_Instructions for the task_:
Search the material below for the string "with" and list each line that holds it.

_Supplied data_:
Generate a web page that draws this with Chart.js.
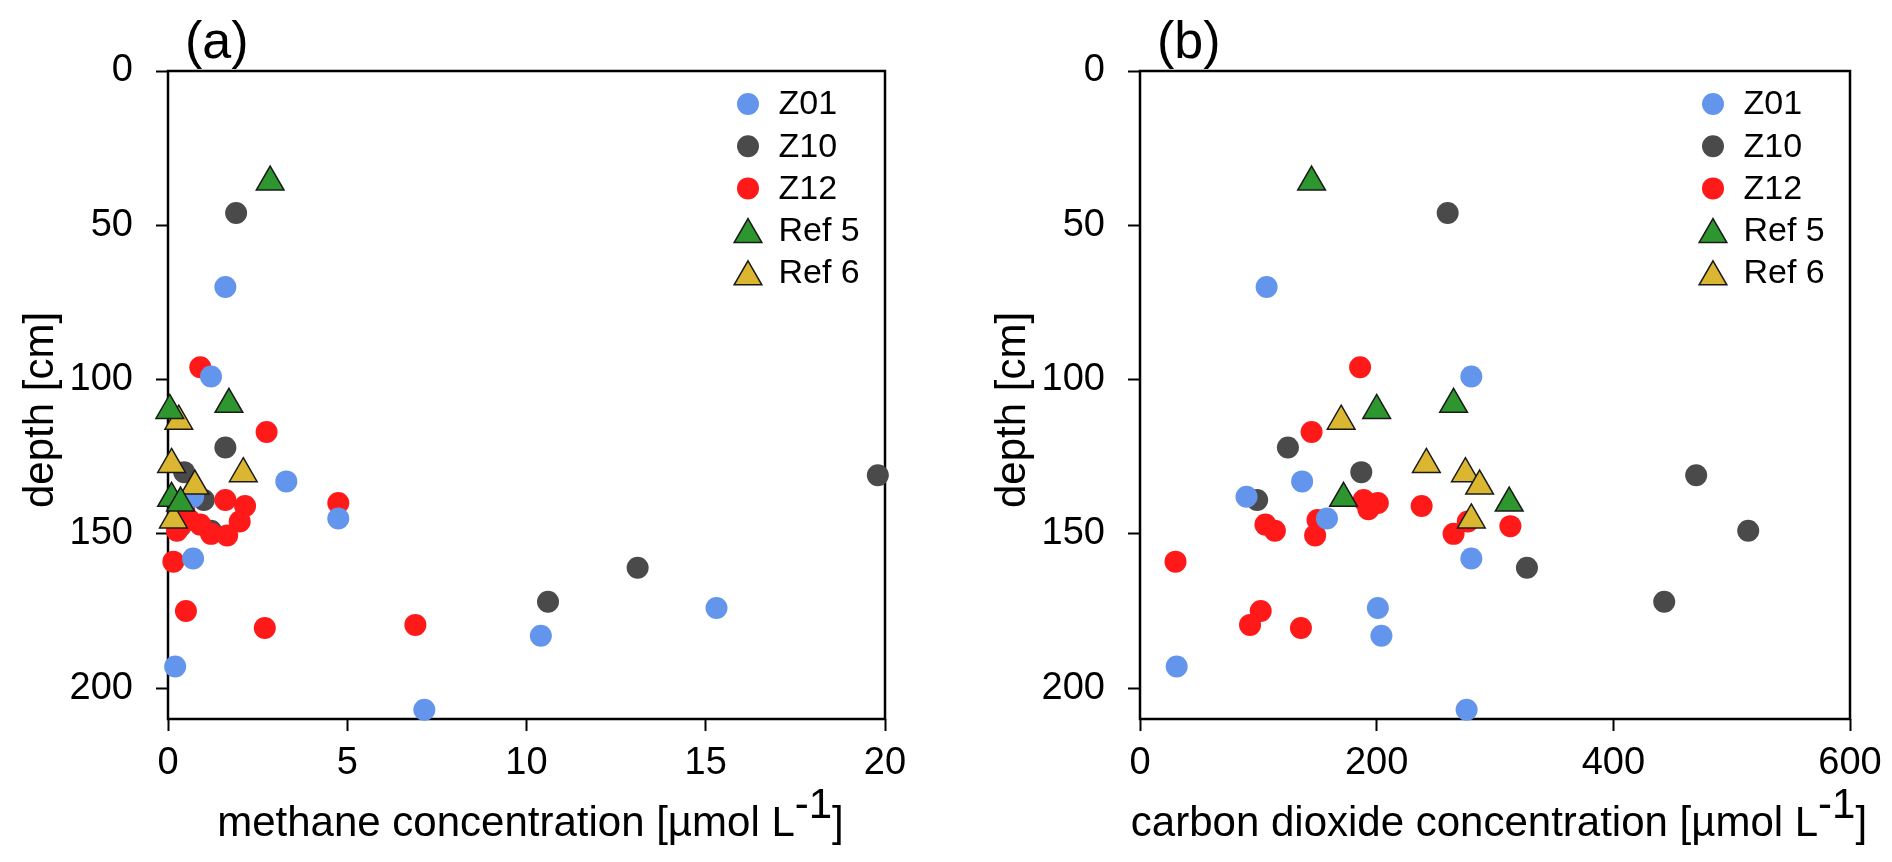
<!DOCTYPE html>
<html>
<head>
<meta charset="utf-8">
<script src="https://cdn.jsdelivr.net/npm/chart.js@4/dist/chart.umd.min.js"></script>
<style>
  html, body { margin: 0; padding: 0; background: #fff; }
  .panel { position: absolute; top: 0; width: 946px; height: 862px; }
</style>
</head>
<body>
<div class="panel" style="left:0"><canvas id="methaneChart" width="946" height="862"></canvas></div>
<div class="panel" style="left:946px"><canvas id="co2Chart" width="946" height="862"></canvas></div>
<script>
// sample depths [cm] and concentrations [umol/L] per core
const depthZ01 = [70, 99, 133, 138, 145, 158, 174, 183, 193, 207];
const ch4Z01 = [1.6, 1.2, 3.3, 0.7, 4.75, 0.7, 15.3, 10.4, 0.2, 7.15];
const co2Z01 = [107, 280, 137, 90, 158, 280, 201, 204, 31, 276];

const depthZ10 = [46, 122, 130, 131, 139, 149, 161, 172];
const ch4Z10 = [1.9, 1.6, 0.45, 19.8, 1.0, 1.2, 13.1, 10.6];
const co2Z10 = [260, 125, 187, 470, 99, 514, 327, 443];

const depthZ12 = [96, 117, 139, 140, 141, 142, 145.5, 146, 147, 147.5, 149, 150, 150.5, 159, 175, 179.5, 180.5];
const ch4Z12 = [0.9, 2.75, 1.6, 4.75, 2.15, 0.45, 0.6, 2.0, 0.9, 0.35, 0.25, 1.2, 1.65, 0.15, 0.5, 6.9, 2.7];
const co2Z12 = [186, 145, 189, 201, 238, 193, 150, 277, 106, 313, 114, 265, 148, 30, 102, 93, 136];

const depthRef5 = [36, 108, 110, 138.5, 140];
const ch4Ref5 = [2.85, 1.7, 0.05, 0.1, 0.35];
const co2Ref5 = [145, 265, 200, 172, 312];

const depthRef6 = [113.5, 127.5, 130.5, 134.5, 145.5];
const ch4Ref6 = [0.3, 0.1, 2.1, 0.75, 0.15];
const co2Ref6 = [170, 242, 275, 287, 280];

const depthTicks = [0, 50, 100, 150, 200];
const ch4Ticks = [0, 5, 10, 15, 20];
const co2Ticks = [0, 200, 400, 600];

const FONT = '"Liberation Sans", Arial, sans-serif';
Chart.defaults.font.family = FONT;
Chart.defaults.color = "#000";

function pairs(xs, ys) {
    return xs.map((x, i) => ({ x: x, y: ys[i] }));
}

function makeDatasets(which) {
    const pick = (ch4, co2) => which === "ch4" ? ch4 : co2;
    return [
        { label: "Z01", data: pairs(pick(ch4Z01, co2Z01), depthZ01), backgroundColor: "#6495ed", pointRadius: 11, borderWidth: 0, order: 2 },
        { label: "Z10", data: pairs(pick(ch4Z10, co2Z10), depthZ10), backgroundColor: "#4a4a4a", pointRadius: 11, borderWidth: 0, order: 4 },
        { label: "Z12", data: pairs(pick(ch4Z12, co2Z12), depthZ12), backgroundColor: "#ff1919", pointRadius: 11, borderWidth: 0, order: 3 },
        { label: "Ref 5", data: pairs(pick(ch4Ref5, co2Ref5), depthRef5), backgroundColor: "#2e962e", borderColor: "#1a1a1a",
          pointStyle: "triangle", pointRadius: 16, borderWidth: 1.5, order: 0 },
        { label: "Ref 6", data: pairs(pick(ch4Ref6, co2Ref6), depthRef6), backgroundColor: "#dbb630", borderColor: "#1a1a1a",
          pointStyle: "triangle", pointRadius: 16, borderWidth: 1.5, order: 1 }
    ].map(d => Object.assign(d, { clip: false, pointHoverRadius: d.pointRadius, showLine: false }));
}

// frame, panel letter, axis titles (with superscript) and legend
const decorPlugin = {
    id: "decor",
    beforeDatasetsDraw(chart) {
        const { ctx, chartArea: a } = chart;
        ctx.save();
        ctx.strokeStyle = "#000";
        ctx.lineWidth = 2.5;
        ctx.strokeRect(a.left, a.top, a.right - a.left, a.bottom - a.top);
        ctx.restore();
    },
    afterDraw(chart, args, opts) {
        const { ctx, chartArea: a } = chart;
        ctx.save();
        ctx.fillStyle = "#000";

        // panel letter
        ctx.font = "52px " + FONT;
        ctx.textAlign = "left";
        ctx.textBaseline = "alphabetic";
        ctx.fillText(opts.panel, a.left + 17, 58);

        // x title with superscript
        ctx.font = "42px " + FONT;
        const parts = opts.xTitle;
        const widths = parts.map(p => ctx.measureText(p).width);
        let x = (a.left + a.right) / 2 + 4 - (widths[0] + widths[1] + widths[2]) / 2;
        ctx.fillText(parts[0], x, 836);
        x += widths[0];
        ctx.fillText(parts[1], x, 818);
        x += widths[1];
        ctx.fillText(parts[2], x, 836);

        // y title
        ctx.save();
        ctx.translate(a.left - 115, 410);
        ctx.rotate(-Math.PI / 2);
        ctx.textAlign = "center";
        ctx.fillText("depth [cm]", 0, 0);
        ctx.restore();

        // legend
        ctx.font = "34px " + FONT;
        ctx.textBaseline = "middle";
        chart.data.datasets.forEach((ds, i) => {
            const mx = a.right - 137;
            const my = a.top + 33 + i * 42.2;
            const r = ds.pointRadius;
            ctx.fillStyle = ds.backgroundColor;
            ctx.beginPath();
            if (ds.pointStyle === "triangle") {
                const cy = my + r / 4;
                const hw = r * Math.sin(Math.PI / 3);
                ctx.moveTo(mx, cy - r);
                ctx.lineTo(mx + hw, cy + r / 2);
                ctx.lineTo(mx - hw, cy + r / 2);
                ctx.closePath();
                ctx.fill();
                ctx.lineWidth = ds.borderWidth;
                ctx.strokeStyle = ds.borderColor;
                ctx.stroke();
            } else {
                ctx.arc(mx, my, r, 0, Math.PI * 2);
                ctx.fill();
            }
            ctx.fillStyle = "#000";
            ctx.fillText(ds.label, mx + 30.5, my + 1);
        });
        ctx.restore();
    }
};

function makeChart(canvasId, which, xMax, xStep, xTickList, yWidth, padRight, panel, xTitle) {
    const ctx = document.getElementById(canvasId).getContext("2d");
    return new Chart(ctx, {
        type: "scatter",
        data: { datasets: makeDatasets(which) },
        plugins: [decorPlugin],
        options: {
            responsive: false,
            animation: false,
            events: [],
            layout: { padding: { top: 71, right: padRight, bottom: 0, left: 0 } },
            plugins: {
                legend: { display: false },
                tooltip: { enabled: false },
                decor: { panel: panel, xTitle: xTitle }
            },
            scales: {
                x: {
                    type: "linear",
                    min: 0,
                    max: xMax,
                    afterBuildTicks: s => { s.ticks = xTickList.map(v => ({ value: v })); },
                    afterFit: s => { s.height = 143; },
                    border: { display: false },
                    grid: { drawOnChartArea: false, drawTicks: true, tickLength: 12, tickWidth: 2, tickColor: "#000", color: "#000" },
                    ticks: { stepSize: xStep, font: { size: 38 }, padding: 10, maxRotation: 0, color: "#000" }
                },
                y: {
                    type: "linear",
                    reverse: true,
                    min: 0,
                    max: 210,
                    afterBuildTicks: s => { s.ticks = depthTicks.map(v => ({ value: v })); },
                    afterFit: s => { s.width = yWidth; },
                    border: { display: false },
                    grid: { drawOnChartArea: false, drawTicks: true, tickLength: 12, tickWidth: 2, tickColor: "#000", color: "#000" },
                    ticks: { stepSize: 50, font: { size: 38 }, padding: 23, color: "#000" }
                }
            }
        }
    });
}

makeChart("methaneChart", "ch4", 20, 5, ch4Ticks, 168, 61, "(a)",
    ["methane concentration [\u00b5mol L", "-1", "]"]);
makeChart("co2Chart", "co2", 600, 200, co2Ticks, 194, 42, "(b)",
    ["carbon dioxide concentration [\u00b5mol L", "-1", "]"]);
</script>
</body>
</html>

_Written reply_:
Generate a web page that draws this with Chart.js.
// frame, panel letter, axis titles (with superscript) and legend
        // x title with superscript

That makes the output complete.